Start of AVAILABLE DATA
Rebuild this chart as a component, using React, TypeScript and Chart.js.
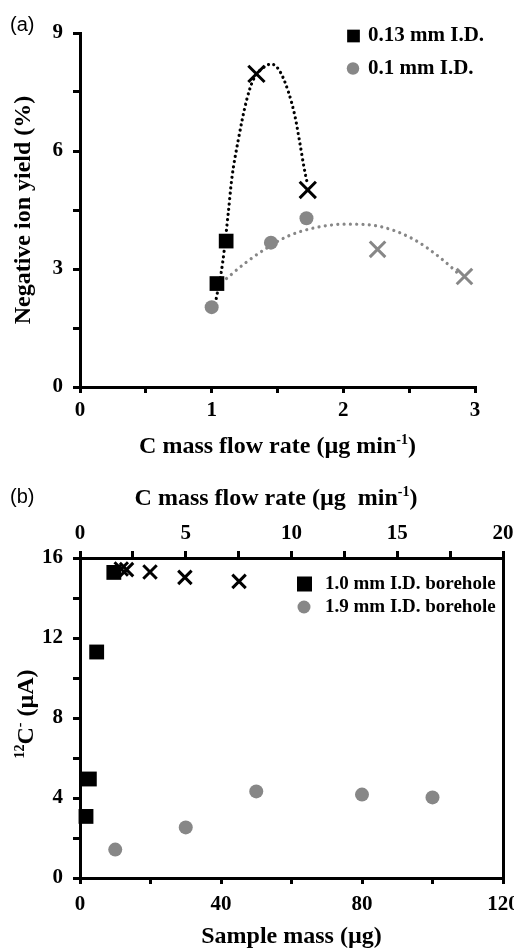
import React, { useEffect, useRef } from 'react';
import { Chart, registerables } from 'chart.js';

Chart.register(...registerables);

const SERIF = "'Liberation Serif', 'Times New Roman', Times, serif";
const SANS = "'Liberation Sans', Arial, Helvetica, sans-serif";
const BLACK = '#000000';
const GRAY = '#878787';

// ---------- Panel (a) data ----------
const flowSquaresA = [1.04, 1.11];
const yieldSquaresA = [2.63, 3.71];
const flowBlackCrossA = [1.34, 1.73];
const yieldBlackCrossA = [7.96, 5.01];
const flowCirclesA = [1.0, 1.45, 1.72];
const yieldCirclesA = [2.03, 3.67, 4.29];
const flowGrayCrossA = [2.26, 2.92];
const yieldGrayCrossA = [3.5, 2.81];
const trendBlackFlowA = [1.035, 1.083, 1.126, 1.152, 1.202, 1.266, 1.316, 1.405, 1.455, 1.519, 1.582, 1.633, 1.67, 1.7, 1.726];
const trendBlackYieldA = [2.25, 3.15, 4.42, 5.27, 6.28, 7.3, 7.81, 8.15, 8.21, 8.02, 7.51, 6.88, 6.2, 5.61, 5.18];
const trendGrayFlowA = [1.04, 1.266, 1.418, 1.569, 1.772, 2.025, 2.278, 2.531, 2.734, 2.885];
const trendGrayYieldA = [2.55, 3.18, 3.53, 3.82, 4.04, 4.14, 4.08, 3.76, 3.29, 2.85];
const xTicksA = [0, 0.5, 1, 1.5, 2, 2.5, 3];
const xLabelsA = [0, 1, 2, 3];
const yTicksA = [0, 1.5, 3, 4.5, 6, 7.5, 9];
const yLabelsA = [0, 3, 6, 9];

// ---------- Panel (b) data ----------
const massSquaresB = [1.7, 2.65, 4.73, 9.6];
const currentSquaresB = [3.08, 4.95, 11.3, 15.28];
const flowCrossB = [1.95, 2.2, 3.31, 4.96, 7.52];
const currentCrossB = [15.45, 15.42, 15.3, 15.03, 14.83];
const massCirclesB = [10, 30, 50, 80, 100];
const currentCirclesB = [1.42, 2.53, 4.33, 4.17, 4.03];
const xTicksB = [0, 20, 40, 60, 80, 100, 120];
const xLabelsB = [0, 40, 80, 120];
const x2TicksB = [0, 2.5, 5, 7.5, 10, 12.5, 15, 17.5, 20];
const x2LabelsB = [0, 5, 10, 15, 20];
const yTicksB = [0, 2, 4, 6, 8, 10, 12, 14, 16];
const yLabelsB = [0, 4, 8, 12, 16];

const pts = (xs: number[], ys: number[]) => xs.map((x, i) => ({ x, y: ys[i] }));

function axis(o: any) {
  return {
    type: 'linear',
    position: o.position,
    min: o.min,
    max: o.max,
    afterBuildTicks: (s: any) => {
      s.ticks = o.ticks.map((v: number) => ({ value: v }));
    },
    afterFit: (s: any) => {
      if (o.position === 'left' || o.position === 'right') s.width = o.size;
      else s.height = o.size;
      s.paddingLeft = 0;
      s.paddingRight = 0;
      s.paddingTop = 0;
      s.paddingBottom = 0;
    },
    ticks: {
      display: o.showLabels !== false,
      autoSkip: false,
      maxRotation: 0,
      padding: o.padding ?? 6,
      color: BLACK,
      font: { family: SERIF, size: 21, weight: 'bold', lineHeight: 1.2 },
      callback: (v: any) => (o.labels && o.labels.includes(Number(v)) ? String(v) : ''),
    },
    grid: {
      display: true,
      drawOnChartArea: false,
      drawTicks: true,
      tickLength: o.tickLength ?? 6,
      tickWidth: 3,
      tickColor: BLACK,
      color: BLACK,
      lineWidth: 3,
    },
    border: { display: true, color: BLACK, width: 3 },
    title: o.title
      ? {
          display: true,
          text: o.title,
          color: BLACK,
          font: { family: SERIF, size: 24, weight: 'bold', lineHeight: 1.2 },
          padding: o.titlePadding,
        }
      : { display: false },
  };
}

// Axis titles that need superscripts
function makeRichTitles(items: any[]) {
  return {
    id: 'richTitles',
    afterDraw(chart: any) {
      const ctx = chart.ctx;
      items.forEach((it) => {
        const main = `bold ${it.size}px ${SERIF}`;
        const sup = `bold ${Math.round(it.size * 0.6)}px ${SERIF}`;
        ctx.save();
        ctx.translate(it.x, it.y);
        if (it.rotation) ctx.rotate(it.rotation);
        ctx.fillStyle = BLACK;
        ctx.textAlign = 'left';
        ctx.textBaseline = 'alphabetic';
        let total = 0;
        it.parts.forEach((p: any) => {
          ctx.font = p.sup ? sup : main;
          total += ctx.measureText(p.t).width;
        });
        let x = -total / 2;
        const base = it.size * 0.33;
        it.parts.forEach((p: any) => {
          ctx.font = p.sup ? sup : main;
          ctx.fillText(p.t, x, p.sup ? base - it.size * 0.36 : base);
          x += ctx.measureText(p.t).width;
        });
        ctx.restore();
      });
    },
  };
}

function makeLegend(items: any[]) {
  return {
    id: 'manualLegend',
    afterDraw(chart: any) {
      const ctx = chart.ctx;
      items.forEach((it) => {
        const ds = chart.data.datasets[it.dataset];
        ctx.save();
        ctx.fillStyle = ds.backgroundColor;
        if (it.shape === 'rect') {
          ctx.fillRect(it.mx - it.size / 2, it.my - it.size / 2, it.size, it.size);
        } else {
          ctx.beginPath();
          ctx.arc(it.mx, it.my, it.size / 2, 0, Math.PI * 2);
          ctx.fill();
        }
        ctx.fillStyle = BLACK;
        ctx.font = `bold ${it.font}px ${SERIF}`;
        ctx.textAlign = 'left';
        ctx.textBaseline = 'middle';
        ctx.fillText(ds.label, it.tx, it.my);
        ctx.restore();
      });
    },
  };
}

function dotted(label: string, xs: number[], ys: number[], color: string, gap: number) {
  return {
    label,
    data: pts(xs, ys),
    showLine: true,
    pointRadius: 0,
    borderColor: color,
    backgroundColor: color,
    borderWidth: 3.2,
    borderDash: [0.01, gap],
    borderCapStyle: 'round',
    cubicInterpolationMode: 'monotone',
    fill: false,
    clip: false,
  };
}

function configA() {
  return {
    type: 'scatter',
    data: {
      datasets: [
        { label: '0.13 mm I.D.', data: pts(flowSquaresA, yieldSquaresA), pointStyle: 'rect', pointRadius: 10.4, backgroundColor: BLACK, borderWidth: 0, clip: false },
        { label: '0.1 mm I.D.', data: pts(flowCirclesA, yieldCirclesA), pointStyle: 'circle', pointRadius: 7, backgroundColor: GRAY, borderWidth: 0, clip: false },
        { label: '0.13 mm I.D. (cross)', data: pts(flowBlackCrossA, yieldBlackCrossA), pointStyle: 'crossRot', pointRadius: 11.5, borderColor: BLACK, backgroundColor: BLACK, borderWidth: 3, clip: false },
        { label: '0.1 mm I.D. (cross)', data: pts(flowGrayCrossA, yieldGrayCrossA), pointStyle: 'crossRot', pointRadius: 11, borderColor: GRAY, backgroundColor: GRAY, borderWidth: 3, clip: false },
        dotted('0.13 mm trend', trendBlackFlowA, trendBlackYieldA, BLACK, 5.3),
        dotted('0.1 mm trend', trendGrayFlowA, trendGrayYieldA, GRAY, 6.3),
      ],
    },
    options: {
      responsive: false,
      animation: false,
      devicePixelRatio: 1,
      layout: { padding: { top: 33, right: 47, left: 0, bottom: 0 } },
      plugins: { legend: { display: false }, tooltip: { enabled: false } },
      scales: {
        x: axis({ position: 'bottom', min: 0, max: 3, ticks: xTicksA, labels: xLabelsA, size: 73, tickLength: 6, padding: 5 }),
        y: axis({ position: 'left', min: 0, max: 9, ticks: yTicksA, labels: yLabelsA, size: 80, tickLength: 7, padding: 10, title: 'Negative ion yield (%)', titlePadding: { top: 9, bottom: 0 } }),
      },
    },
    plugins: [
      makeRichTitles([
        { x: 277.5, y: 445, size: 24, parts: [{ t: 'C mass flow rate (µg min' }, { t: '-1', sup: true }, { t: ')' }] },
      ]),
      makeLegend([
        { dataset: 0, shape: 'rect', mx: 353.5, my: 36, size: 12.7, tx: 368, font: 21 },
        { dataset: 1, shape: 'circle', mx: 353, my: 68.5, size: 12.5, tx: 368, font: 21 },
      ]),
    ],
  };
}

function configB() {
  return {
    type: 'scatter',
    data: {
      datasets: [
        { label: '1.0 mm I.D. borehole', data: pts(massSquaresB, currentSquaresB), xAxisID: 'x', pointStyle: 'rect', pointRadius: 10.5, backgroundColor: BLACK, borderWidth: 0, clip: false },
        { label: '1.9 mm I.D. borehole', data: pts(massCirclesB, currentCirclesB), xAxisID: 'x', pointStyle: 'circle', pointRadius: 7, backgroundColor: GRAY, borderWidth: 0, clip: false },
        { label: '1.0 mm I.D. borehole (flow rate)', data: pts(flowCrossB, currentCrossB), xAxisID: 'x2', pointStyle: 'crossRot', pointRadius: 9.5, borderColor: BLACK, backgroundColor: BLACK, borderWidth: 3, clip: false },
      ],
    },
    options: {
      responsive: false,
      animation: false,
      devicePixelRatio: 1,
      layout: { padding: { top: 0, right: 0, left: 0, bottom: 0 } },
      plugins: { legend: { display: false }, tooltip: { enabled: false } },
      scales: {
        x: axis({ position: 'bottom', min: 0, max: 120, ticks: xTicksB, labels: xLabelsB, size: 74, tickLength: 6, padding: 8, title: 'Sample mass (µg)', titlePadding: { top: 0, bottom: 1 } }),
        x2: axis({ position: 'top', min: 0, max: 20, ticks: x2TicksB, labels: x2LabelsB, size: 98, tickLength: 7, padding: 5 }),
        y: axis({ position: 'left', min: 0, max: 16, ticks: yTicksB, labels: yLabelsB, size: 80, tickLength: 7, padding: 10 }),
        y2: axis({ position: 'right', min: 0, max: 16, ticks: [], labels: [], size: 19, showLabels: false, tickLength: 0 }),
      },
    },
    plugins: [
      makeRichTitles([
        { x: 276, y: 37, size: 24, parts: [{ t: 'C mass flow rate (µg  min' }, { t: '-1', sup: true }, { t: ')' }] },
        { x: 25, y: 254, size: 24, rotation: -Math.PI / 2, parts: [{ t: '12', sup: true }, { t: 'C' }, { t: '-', sup: true }, { t: ' (µA)' }] },
      ]),
      makeLegend([
        { dataset: 0, shape: 'rect', mx: 304.5, my: 124, size: 15, tx: 325, font: 19 },
        { dataset: 1, shape: 'circle', mx: 304, my: 147, size: 13, tx: 325, font: 19 },
      ]),
    ],
  };
}

function ChartCanvas({ config, height }: { config: () => any; height: number }) {
  const ref = useRef<HTMLCanvasElement | null>(null);
  useEffect(() => {
    if (!ref.current) return;
    const chart = new Chart(ref.current, config());
    return () => chart.destroy();
  }, []);
  return <canvas ref={ref} width={522} height={height} style={{ display: 'block', width: 522, height }} />;
}

export default function App() {
  const labelStyle: React.CSSProperties = {
    position: 'absolute',
    left: 10,
    fontFamily: SANS,
    fontSize: 20,
    lineHeight: '20px',
    color: BLACK,
    whiteSpace: 'nowrap',
  };
  return (
    <div style={{ position: 'relative', width: 522, height: 952, margin: '-8px 0 0 -8px', background: '#ffffff' }}>
      <ChartCanvas config={configA} height={460} />
      <ChartCanvas config={configB} height={492} />
      <span style={{ ...labelStyle, top: 14 }}>(a)</span>
      <span style={{ ...labelStyle, top: 486 }}>(b)</span>
    </div>
  );
}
End of AVAILABLE DATA
→ **WHAT YOU NEED TO DO**: Your task is to restate word for word the lines from the top of the data to the line containing "const yLabelsA = [0, 3, 6, 9];", both ends included, with every picture left out.

→ **SOLUTION TO THIS PROBLEM**:
Rebuild this chart as a component, using React, TypeScript and Chart.js.
import React, { useEffect, useRef } from 'react';
import { Chart, registerables } from 'chart.js';

Chart.register(...registerables);

const SERIF = "'Liberation Serif', 'Times New Roman', Times, serif";
const SANS = "'Liberation Sans', Arial, Helvetica, sans-serif";
const BLACK = '#000000';
const GRAY = '#878787';

// ---------- Panel (a) data ----------
const flowSquaresA = [1.04, 1.11];
const yieldSquaresA = [2.63, 3.71];
const flowBlackCrossA = [1.34, 1.73];
const yieldBlackCrossA = [7.96, 5.01];
const flowCirclesA = [1.0, 1.45, 1.72];
const yieldCirclesA = [2.03, 3.67, 4.29];
const flowGrayCrossA = [2.26, 2.92];
const yieldGrayCrossA = [3.5, 2.81];
const trendBlackFlowA = [1.035, 1.083, 1.126, 1.152, 1.202, 1.266, 1.316, 1.405, 1.455, 1.519, 1.582, 1.633, 1.67, 1.7, 1.726];
const trendBlackYieldA = [2.25, 3.15, 4.42, 5.27, 6.28, 7.3, 7.81, 8.15, 8.21, 8.02, 7.51, 6.88, 6.2, 5.61, 5.18];
const trendGrayFlowA = [1.04, 1.266, 1.418, 1.569, 1.772, 2.025, 2.278, 2.531, 2.734, 2.885];
const trendGrayYieldA = [2.55, 3.18, 3.53, 3.82, 4.04, 4.14, 4.08, 3.76, 3.29, 2.85];
const xTicksA = [0, 0.5, 1, 1.5, 2, 2.5, 3];
const xLabelsA = [0, 1, 2, 3];
const yTicksA = [0, 1.5, 3, 4.5, 6, 7.5, 9];
const yLabelsA = [0, 3, 6, 9];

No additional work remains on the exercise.